Introducing the Portfolio Advisor for Technical Debt
The latest release of CAST Highlight introduces a new capability called the Portfolio Advisor for Technical Debt. Users get a centralized, comprehensive view of tech debt on a single dashboard that includes new insights on obsolete technology versions (e.g., old versions of .NET, Java) alongside previously available tech debt insights on custom code and outdated open source components. Automated recommendations prioritize which applications represent the ‘bad debt’ to tackle first.
CAST Highlight Portfolio Advisor for Technical Debt
From this portfolio-level dashboard, users can map their application portfolios and create a shortlist of applications that represent their bad debt. In the real-world anonymized example depicted above, the total scope of tech debt is reduced from 200+ applications to a shortlist of 41 applications representing 20% of the total portfolio, a more manageable amount. Tech debt is further categorized by the specific type of debt including low software health in custom code, obsolete technology versions, and outdated open source components. Users can then drill down to individual applications to view tech debt insights within each application and get advice on how best to remediate it. This is one of nine new features introduced in the latest release of CAST Highlight. See the full release details here.
For more complex software systems, CAST offers CAST Imaging, which performs semantic analysis of applications to pinpoint the often small number of code flaws that create the majority of production issues.
The origin of tech debt
The term technical debt was originally coined by Ward Cunningham in the early 1990s. It is defined as shortcuts to speed up development (like skipping documentation, writing quick fixes, or not refactoring code) resulting in "debt" that’s just like financial debt. Tech debt accrues “interest” which can lead to increased maintenance costs, reduced agility, and more bugs over time if not "repaid" through refactoring and improvement.
A recent WSJ article shed more light on “The Invisible $1.52 Trillion Problem” that has come to dominate enterprise software modernization and move to cloud initiatives. Generative AI coding is compounding the problem with its introduction of debt-riddled code.
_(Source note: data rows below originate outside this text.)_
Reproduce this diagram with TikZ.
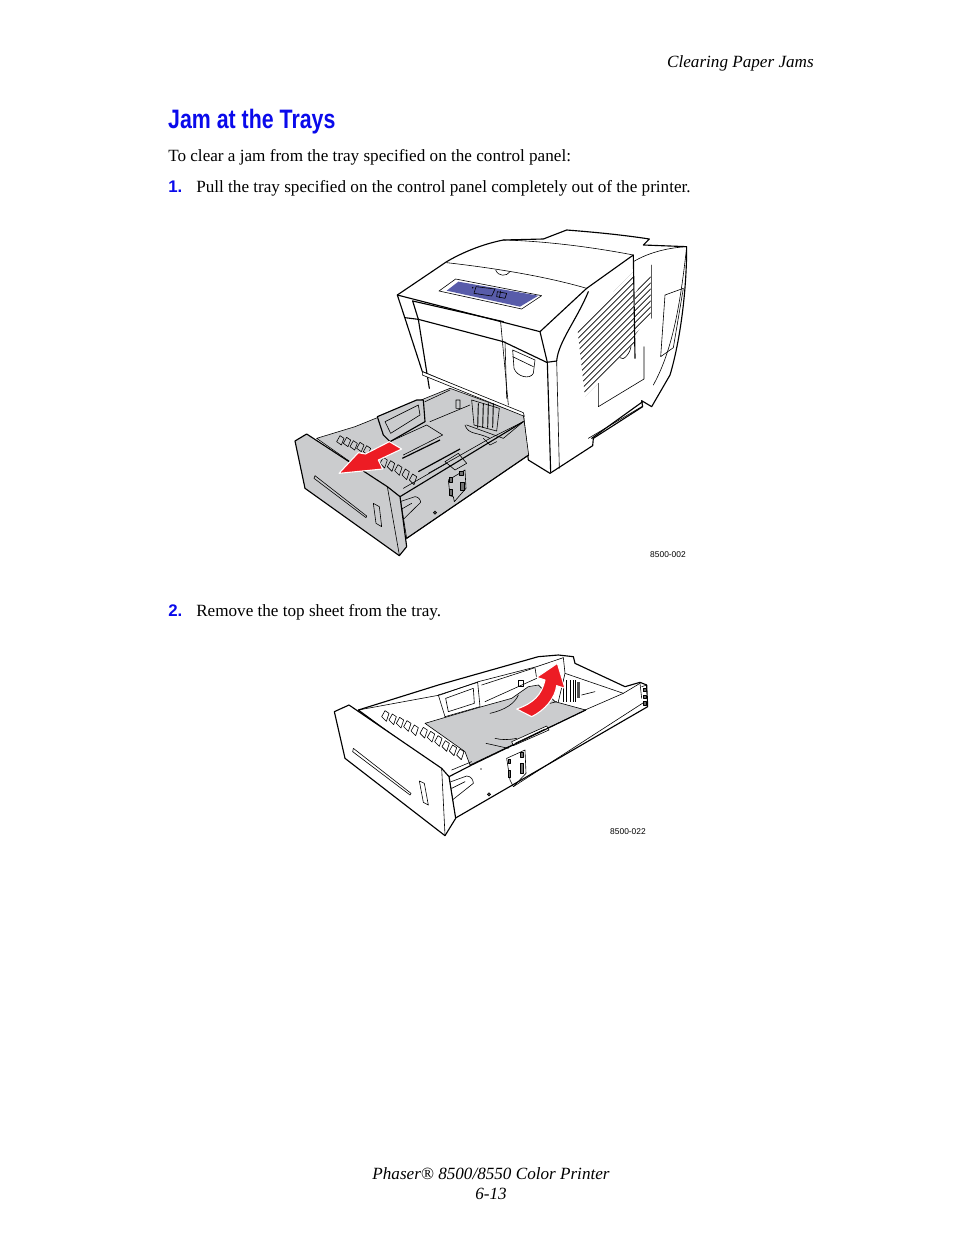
\documentclass[tikz,border=0pt]{standalone}
\usepackage{fontspec}
\setmainfont{Liberation Serif}
\newfontfamily\headfont{Liberation Sans}
\definecolor{headblue}{RGB}{10,10,235}
\definecolor{jamred}{RGB}{237,28,36}
\definecolor{traygray}{RGB}{203,204,206}
\definecolor{lcdblue}{RGB}{88,92,170}
\tikzset{
  bodytext/.style={anchor=base west,inner sep=0,font=\fontsize{12.85}{14}\selectfont},
  pagetext/.style={anchor=base,inner sep=0,font=\fontsize{12.85}{14}\selectfont\itshape},
  steptext/.style={anchor=base west,inner sep=0,text=headblue,font=\fontsize{12.6}{14}\selectfont\headfont\bfseries},
  partno/.style={anchor=base east,inner sep=0,font=\fontsize{6.3}{8}\selectfont\headfont},
  ln/.style={line width=.85pt,line join=round,line cap=round},
  lnthin/.style={line width=.45pt,line join=round,line cap=round},
  redarrow/.style={fill=jamred,draw=white,line width=.8pt,line join=round}
}
\begin{document}
\begin{tikzpicture}[x=.75pt,y=-.75pt]
\useasboundingbox (0,0) rectangle (954,1235);
\fill[white] (0,0) rectangle (954,1235);

\node[pagetext,anchor=base east] (header) at (814,67) {Clearing Paper Jams};
\node[anchor=base west,inner sep=0,text=headblue,xscale=.8,font=\fontsize{20}{24}\selectfont\headfont\bfseries] (title) at (168,128) {Jam at the Trays};
\node[bodytext] (intro) at (168,161) {To clear a jam from the tray specified on the control panel:};
\node[steptext] (numone) at (168,192) {1.};
\node[bodytext] (stepone) at (196,192) {Pull the tray specified on the control panel completely out of the printer.};
\node[steptext] (numtwo) at (168,616) {2.};
\node[bodytext] (steptwo) at (196,616) {Remove the top sheet from the tray.};
\node[partno] (partone) at (686,557) {8500-002};
\node[partno] (parttwo) at (646,834) {8500-022};
\node[pagetext] (footone) at (491,1179) {Phaser\textregistered{} 8500/8550 Color Printer};
\node[pagetext] (foottwo) at (491,1199) {6-13};

\begin{scope}[shift={(290,225)},x=.25pt,y=-.25pt]
\fill[white,draw=black,ln] (322,210) -- (470,110) .. controls (530,75) and (590,55) .. (640,45) -- (760,42) -- (830,15) .. controls (920,22) and (1000,30) .. (1078,42) -- (1060,60) -- (1190,65) .. controls (1190,200) and (1170,350) .. (1140,450) -- (1085,545) -- (1055,527) -- (1058,545) -- (910,640) -- (908,662) -- (780,745) -- (715,705) -- (700,570) -- (397,440) -- (345,280) -- cycle;
\draw[ln] (322,210) -- (750,320) -- (890,190);
\draw[lnthin] (470,113) .. controls (620,130) and (770,155) .. (890,190);
\draw[lnthin] (617,135) .. controls (625,155) and (650,155) .. (660,140);
\draw[lnthin] (640,45) .. controls (760,48) and (900,65) .. (1030,90);
\draw[ln] (890,190) -- (1030,90) -- (1035,400);
\draw[lnthin] (1030,110) .. controls (1080,80) and (1140,68) .. (1190,65);
\fill[white,draw=black,lnthin] (447,198) -- (497,162) -- (755,212) -- (695,252) -- cycle;
\fill[lcdblue] (470,197) -- (505,170) -- (745,212) -- (690,245) -- cycle;
\draw[lnthin] (558,185) -- (615,192) -- (605,213) -- (552,205) -- cycle;
\draw[lnthin] (622,200) -- (650,205) -- (645,220) -- (620,215) -- cycle (632,198) -- (628,218);
\fill (548,188) circle (2.5);
\draw[ln] (368,228) -- (385,283);
\draw[ln] (368,228) -- (640,290);
\draw[ln] (345,278) -- (385,283) -- (640,350) -- (770,412) -- (800,408);
\draw[ln] (385,283) -- (418,490);
\draw[lnthin] (632,292) -- (655,540);
\draw[lnthin] (645,350) -- (650,520);
\draw[ln] (750,320) -- (772,412) -- (782,742);
\draw[lnthin] (800,408) -- (808,730);
\draw[ln] (895,200) .. controls (860,285) and (805,350) .. (800,408);
\draw[lnthin] (668,375) -- (735,405) -- (730,445) .. controls (720,465) and (680,455) .. (672,430) -- cycle;
\draw[lnthin] (668,395) -- (730,425);
\draw[lnthin] (925,475) -- (925,545) -- (1062,462) -- (1062,365);
\draw[lnthin] (990,398) .. controls (1000,410) and (1020,385) .. (1023,365);
\draw[lnthin] (1125,210) -- (1180,190) -- (1150,368) -- (1112,395) -- cycle;
\draw[lnthin] (1085,120) -- (1085,280) (1190,65) .. controls (1170,250) and (1145,380) .. (1090,480);
\draw[ln] (905,640) -- (1058,530);
\draw[lnthin] (895,640) -- (1055,545);
\begin{scope}
\clip (862,310) -- (1030,140) -- (1033,365) -- (885,515) -- cycle;
\foreach \yy in {300,318,...,720}
  \draw[line width=.6pt] (850,\yy) -- (1040,\yy-190);
\end{scope}
\begin{scope}
\clip (1035,205) -- (1082,142) -- (1082,270) -- (1035,330) -- cycle;
\foreach \yy in {190,208,...,400}
  \draw[line width=.6pt] (1030,\yy) -- (1090,\yy-60);
\end{scope}
% tray
\fill[traygray,draw=black,lnthin] (80,640) -- (195,605) -- (480,490) -- (700,570) -- (716,690) -- (350,940) -- (330,815) -- cycle;
\draw[ln] (350,940) -- (716,690);
\fill[white,draw=black,lnthin] (397,440) -- (700,563) -- (703,574) -- (397,450) -- cycle;
\fill[traygray,draw=black,ln] (262,575) -- (380,525) -- (400,525) -- (405,590) -- (300,650) -- (280,630) -- cycle;
\draw[lnthin] (285,590) -- (385,540) -- (390,570) -- (302,625) -- cycle;
\draw[lnthin] (300,650) -- (410,600) -- (458,630) -- (340,690);
\draw[lnthin] (405,530) -- (480,495) (420,590) -- (540,540) (498,525) rectangle (510,550);
\draw[line width=.9pt] (385,740) -- (510,672) (337,700) -- (450,645);
\draw[lnthin] (415,745) -- (600,640) -- (700,590);
\draw[lnthin] (465,710) -- (505,685) -- (530,715) -- (495,735) -- cycle;
\draw[lnthin] (530,600) -- (640,640) -- (700,590) (525,600) .. controls (535,630) and (560,620) .. (600,640);
\draw[lnthin] (580,640) -- (600,660) -- (620,650);
\fill[traygray,draw=black,lnthin] (545,525) -- (628,550) -- (620,618) -- (552,600) -- cycle;
\foreach \xx in {565,580,595,610}
  \draw[line width=.7pt] (\xx,535) -- (\xx-2,608);
\foreach \xx/\yy in {140/650,160/655,180/665,200/670,220/680}
  \draw[fill=traygray,lnthin] (\xx,\yy) -- (\xx+10,\yy-18) -- (\xx+22,\yy-10) -- (\xx+14,\yy+10) -- cycle;
\foreach \xx/\yy in {270/715,292/725,314/737,336/750,358/765}
  \draw[fill=traygray,lnthin] (\xx,\yy) -- (\xx+10,\yy-18) -- (\xx+22,\yy-10) -- (\xx+14,\yy+14) -- cycle;
\draw[ln] (330,815) -- (700,590);
\draw[lnthin] (340,790) -- (470,715);
\draw[lnthin] (475,765) -- (525,735) -- (528,790) -- (493,830) -- (490,815) -- (480,812) -- cycle;
\draw[fill=black!55,lnthin] (479,758) rectangle (487,772) (509,740) rectangle (519,752) (512,772) rectangle (523,795) (479,792) rectangle (487,812);
\draw[lnthin] (330,830) -- (375,815) .. controls (385,815) and (392,825) .. (392,832) -- (338,885);
\draw[lnthin] (330,855) -- (365,835);
\draw[fill=black!70] (435,863) circle (5);
\fill[traygray,draw=black,ln] (15,648) -- (50,627) -- (292,785) -- (330,815) -- (350,965) -- (328,992) -- (45,790) -- cycle;
\draw[lnthin] (292,785) -- (328,990);
\draw[lnthin] (75,752) -- (230,873) -- (228,878) -- (72,760) -- cycle;
\draw[lnthin] (250,835) -- (268,845) -- (275,905) -- (258,895) -- cycle;
\draw[redarrow] (298,650) -- (335,672) -- (265,705) -- (278,732) -- (147,745) -- (205,683) -- (226,687) -- cycle;
\end{scope}

\begin{scope}[shift={(325,645)},x=.25pt,y=-.25pt]
\fill[white,draw=black,ln] (100,195) -- (340,120) -- (640,35) -- (700,30) -- (745,35) -- (750,55) -- (900,125) -- (945,112) -- (965,120) -- (968,185) -- (390,520) -- (372,395) -- cycle;
\draw[lnthin] (100,195) -- (345,150) -- (460,110) -- (635,65) -- (715,38);
\draw[lnthin] (715,38) -- (720,85) -- (895,145) -- (945,115);
\draw[lnthin] (340,150) -- (458,112) -- (465,185) -- (360,215) -- cycle;
\draw[lnthin] (362,160) -- (445,130) -- (448,175) -- (370,200) -- cycle;
\draw[lnthin] (470,120) -- (630,68) -- (635,100) -- (480,170);
\draw[lnthin] (580,105) rectangle (595,125);
\draw[lnthin] (770,150) -- (810,140);
\draw[lnthin] (720,85) -- (700,170) (780,195) -- (895,145);
\foreach \xx in {715,725,735,745,752}
  \draw[line width=.7pt] (\xx,105) -- (\xx,170);
\fill[black!70] (757,110) rectangle (765,160);
\fill[traygray,draw=black,lnthin] (300,235) -- (470,185) -- (560,160) -- (610,125) -- (640,120) -- (690,170) -- (782,195) -- (435,360) -- (420,320) -- cycle;
\draw[lnthin] (495,205) .. controls (540,195) and (570,175) .. (580,150);
\draw[lnthin] (510,280) .. controls (530,285) and (550,285) .. (575,280);
\draw[lnthin] (483,295) -- (550,310);
\draw[lnthin] (675,175) -- (695,170);
\draw[fill=white,lnthin] (560,290) -- (665,243) -- (672,255) -- (565,302) -- cycle;
\draw[lnthin] (570,295) -- (660,252);
\foreach \xx/\yy in {170/215,192/225,214/235,236/245,258/258}
  \draw[fill=white,lnthin] (\xx,\yy) -- (\xx+10,\yy-18) -- (\xx+22,\yy-10) -- (\xx+14,\yy+14) -- cycle;
\foreach \xx/\yy in {285/265,307/277,329/290,351/305,373/318,395/330}
  \draw[fill=white,lnthin] (\xx,\yy) -- (\xx+10,\yy-18) -- (\xx+22,\yy-10) -- (\xx+14,\yy+14) -- cycle;
\draw[ln] (372,395) -- (440,360) -- (782,195);
\draw[lnthin] (380,375) -- (440,350);
\draw[lnthin] (545,340) -- (600,315) -- (603,385) -- (565,425) -- (555,405) -- cycle;
\draw[lnthin] (565,425) -- (960,170);
\draw[fill=black!55,lnthin] (549,342) rectangle (557,356) (586,322) rectangle (596,336) (586,354) rectangle (596,384) (549,376) rectangle (557,398);
\draw[lnthin] (378,410) -- (425,393) .. controls (438,393) and (445,405) .. (445,415) -- (382,465);
\draw[lnthin] (380,430) -- (420,410);
\draw[fill=black!70] (492,448) circle (5);
\draw[lnthin] (468,372) circle (1.5);
\fill[white,draw=black,ln] (28,200) -- (72,180) -- (350,370) -- (372,395) -- (392,520) -- (360,572) -- (60,340) -- cycle;
\draw[lnthin] (350,370) -- (360,570);
\draw[lnthin] (85,310) -- (258,445) -- (255,450) -- (83,320) -- cycle;
\draw[lnthin] (283,408) -- (298,415) -- (310,480) -- (295,472) -- cycle;
\draw[lnthin] (945,115) -- (950,160) (950,125) -- (965,120);
\foreach \yy in {130,150,170}
  \draw[fill=black!60,lnthin] (955,\yy) rectangle (965,\yy+10);
\draw[redarrow] (575,192) .. controls (625,175) and (650,150) .. (660,105) -- (635,97) -- (697,55) -- (720,130) -- (695,122) .. controls (690,160) and (660,195) .. (620,215) -- cycle;
\end{scope}
\end{tikzpicture}
\end{document}
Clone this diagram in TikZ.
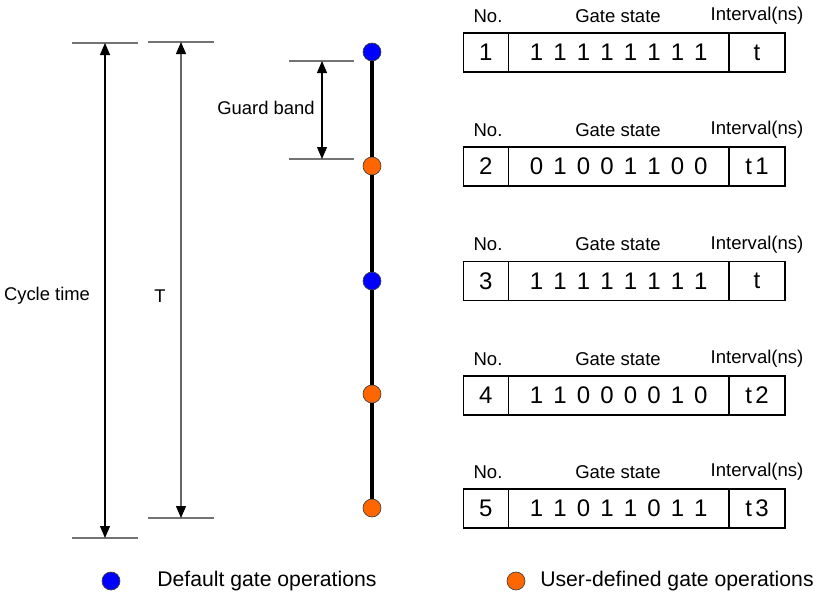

Approaching tech debt like financial debt
In the realm of finance, there is good debt, like a home mortgage with a low interest rate that builds credit, and bad debt, such as a high credit card balance with high interest rates that hurts credit scores. This is a good way to think about technical debt, too. There is good, or acceptable, debt represented by less business-critical applications with low tech debt density. And there is bad debt, represented by business-critical applications with high tech debt density. This can include low software health, outdated open source components, obsolete technologies, and other issues.
For organizations with hundreds or thousands of applications, the first challenge when tackling tech debt is narrowing the scope to be more manageable, and pinpointing where the bad debt is located across the portfolio. Then, it’s critical to map the different types of technical debt and how to tackle it. This is where software mapping & intelligence technology like CAST Highlight helps.